35th anniversary celebration: Headlamps are superior to flashlights

a cartoon character with a hiking stick and a headlamp walking in front of a headlamp on a white background Illustration by Katie Hicks

Into the early 2000s, we published a series of “Classics.” The writer would argue for something that you could not live at the lake without—watermelon, beach towels, a beloved web chair. Twenty years on, we’re asking, what are the new cottage classics?

My husband can run from the dock to the cottage, up our steep, root-encrusted path, in the dark. When it comes to using lights outside, we prefer to avoid them to better view the stars or enjoy a campfire. 

One summer, though, even a simple flashlight might have saved the day, or the night, as it happened. DH (Dear Husband)’s ribs would have thanked him had he taken just a moment to slip on the best light in a cottager’s arsenal—the hands-free headlamp that’s embraced by serious campers and coal miners alike.

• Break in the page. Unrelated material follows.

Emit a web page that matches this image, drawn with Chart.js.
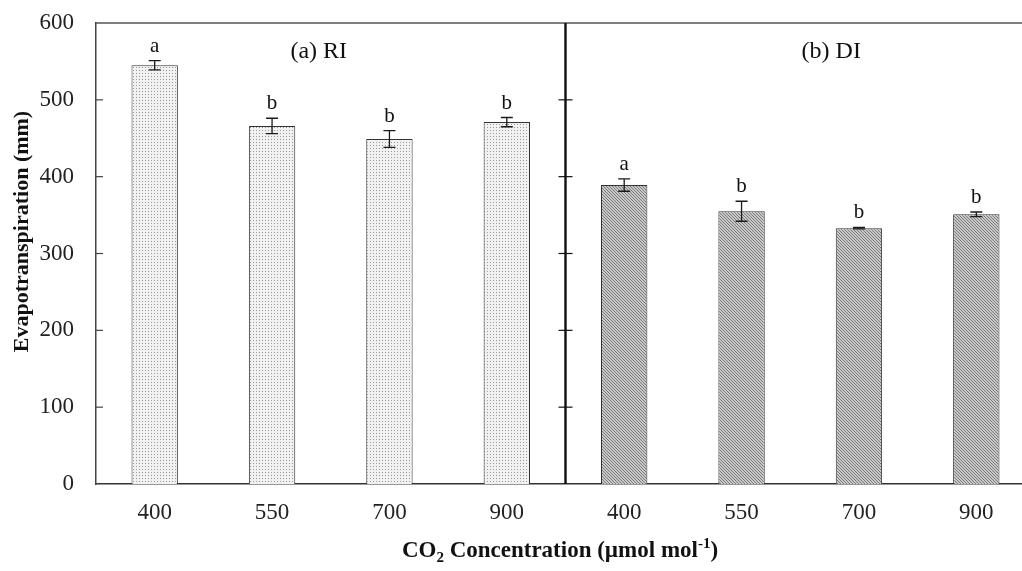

Anyone who doubts the superiority of a headlamp over the flashlight on our ubiquitous cellphones has only to imagine nighttime visits to the outhouse. Consider the acrobatics that ensue while you clutch a phone in one hand. You could set the phone down, like a regular flashlight, where it will illuminate the ceiling, or wall, or anywhere other than where you need it. But that’s risky. Those black holes where light can’t get out? They’re not just in space. A headlamp is safely attached to your skull, can be set at an angle, and also ensures that, when you get up to pee in the night, you don’t get sucked into checking your work email. (Curse those notifications!) 

Headlamps rule when you crawl under the cottage on your belly to address a plumbing leak, or you indulge in cross-country skiing at night, or you need to gather wood in the dark for the fire. Keep one beside your bed or under your pillow, ready for duty just like any other flashlight. 

It’s true that even headlamps have shortcomings. A blinding flash when your buddy turns toward you is like meeting a car with its high beams on. And don’t be surprised when moths fly into your face. Remember, there’s a beacon of light shining out of your forehead.

Like other flashlights, headlamps require batteries, a problem when they accidentally get turned on in your bag. A canoe tripper I know solves this potential mishap by stowing the light with one battery installed backwards. Finally, the strap that you find on cheaper lamps can get stretched out over time, becoming as useless as the elastic waistband in worn-out underwear.

But straps can be replaced. So can headlamps, for that matter. Thus, there was no excuse for my DH to be racing up the hill in the dark of night, except that after 50-plus years, he knew every rock and root in the path. What he didn’t remember was the pine tree that had fallen across it just days before.